**Dataset extract:**
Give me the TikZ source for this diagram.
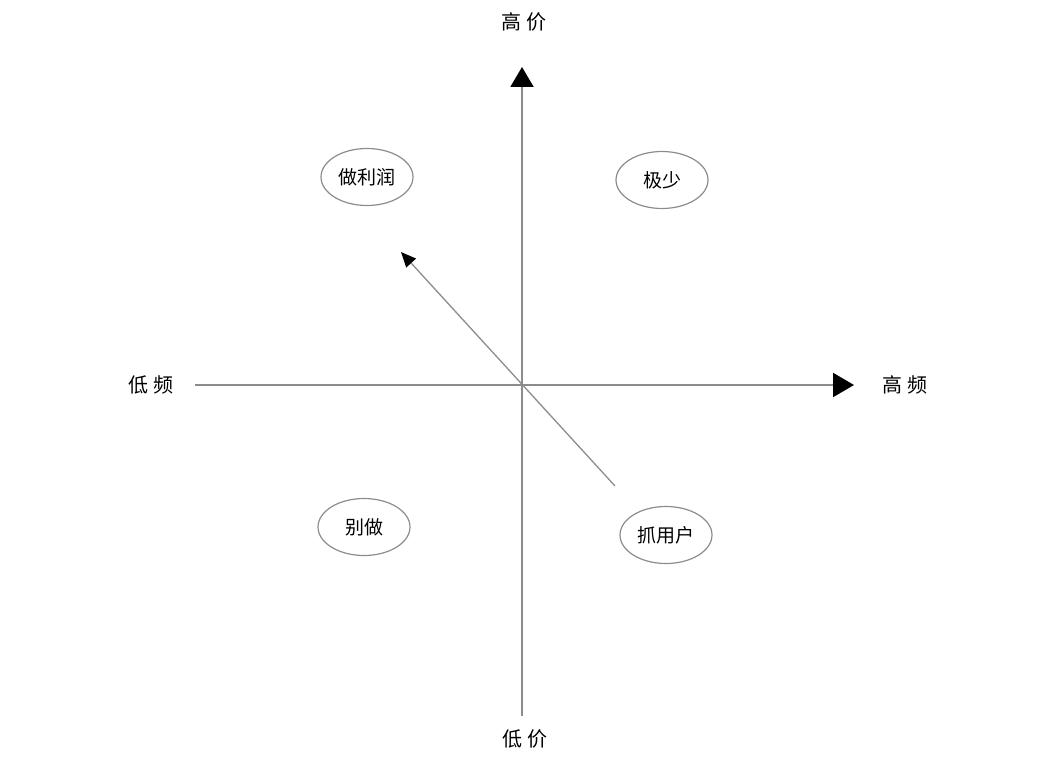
\documentclass[tikz,border=0pt]{standalone}
\usepackage{fontspec}
\setmainfont{Noto Sans CJK SC}
\usepackage{tikz}
\usetikzlibrary{shapes.geometric,arrows.meta}

\begin{document}
\begin{tikzpicture}[x=1pt, y=-1pt, thick]
        \useasboundingbox (0,0) rectangle (1038,759);
        \tikzset{
          axisline/.style={draw=black!45, line width=2pt},
          quadrant/.style={draw=black!45, line width=1.2pt, ellipse, minimum width=92pt, minimum height=57pt, inner sep=0pt, font=\fontsize{19}{22}\selectfont},
          axislabel/.style={font=\fontsize{20}{24}\selectfont}
        }

        % Axis end points
        \coordinate (origin) at (522, 385);
        \coordinate (price_low) at (522, 716);
        \coordinate (price_high) at (522, 67);
        \coordinate (freq_low) at (195, 385);
        \coordinate (freq_high) at (854, 385);

        % Draw axes
        \draw[axisline, -{Triangle[black, length=20pt, width=23pt]}] (price_low) -- (price_high);
        \draw[axisline, -{Triangle[black, length=21pt, width=24pt]}] (freq_low) -- (freq_high);

        % Axis labels
        \node[axislabel] (label_high_price) at (524, 22) {高 价};
        \node[axislabel] (label_low_price) at (525, 739) {低 价};
        \node[axislabel] (label_low_freq) at (151, 385) {低 频};
        \node[axislabel] (label_high_freq) at (905, 385) {高 频};

        % Quadrants as ovals
        \node[quadrant] (profit) at (367, 177) {做利润};
        \node[quadrant] (rare) at (662, 180) {极少};
        \node[quadrant] (skip) at (364, 527) {别做};
        \node[quadrant] (users) at (666, 535) {抓用户};

        % Move from users towards profit
        \coordinate (move_start) at (615, 486);
        \coordinate (move_end) at (401, 252);
        \draw[draw=black!45, line width=1.3pt, -{Triangle[black, length=15pt, width=13pt]}] (move_start) -- (move_end);
\end{tikzpicture}
\end{document}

**Exercise instructions:** Send back the data above word for word, with the pictures left out.

**Correct response:**
Give me the TikZ source for this diagram.
\documentclass[tikz,border=0pt]{standalone}
\usepackage{fontspec}
\setmainfont{Noto Sans CJK SC}
\usepackage{tikz}
\usetikzlibrary{shapes.geometric,arrows.meta}

\begin{document}
\begin{tikzpicture}[x=1pt, y=-1pt, thick]
        \useasboundingbox (0,0) rectangle (1038,759);
        \tikzset{
          axisline/.style={draw=black!45, line width=2pt},
          quadrant/.style={draw=black!45, line width=1.2pt, ellipse, minimum width=92pt, minimum height=57pt, inner sep=0pt, font=\fontsize{19}{22}\selectfont},
          axislabel/.style={font=\fontsize{20}{24}\selectfont}
        }

        % Axis end points
        \coordinate (origin) at (522, 385);
        \coordinate (price_low) at (522, 716);
        \coordinate (price_high) at (522, 67);
        \coordinate (freq_low) at (195, 385);
        \coordinate (freq_high) at (854, 385);

        % Draw axes
        \draw[axisline, -{Triangle[black, length=20pt, width=23pt]}] (price_low) -- (price_high);
        \draw[axisline, -{Triangle[black, length=21pt, width=24pt]}] (freq_low) -- (freq_high);

        % Axis labels
        \node[axislabel] (label_high_price) at (524, 22) {高 价};
        \node[axislabel] (label_low_price) at (525, 739) {低 价};
        \node[axislabel] (label_low_freq) at (151, 385) {低 频};
        \node[axislabel] (label_high_freq) at (905, 385) {高 频};

        % Quadrants as ovals
        \node[quadrant] (profit) at (367, 177) {做利润};
        \node[quadrant] (rare) at (662, 180) {极少};
        \node[quadrant] (skip) at (364, 527) {别做};
        \node[quadrant] (users) at (666, 535) {抓用户};

        % Move from users towards profit
        \coordinate (move_start) at (615, 486);
        \coordinate (move_end) at (401, 252);
        \draw[draw=black!45, line width=1.3pt, -{Triangle[black, length=15pt, width=13pt]}] (move_start) -- (move_end);
\end{tikzpicture}
\end{document}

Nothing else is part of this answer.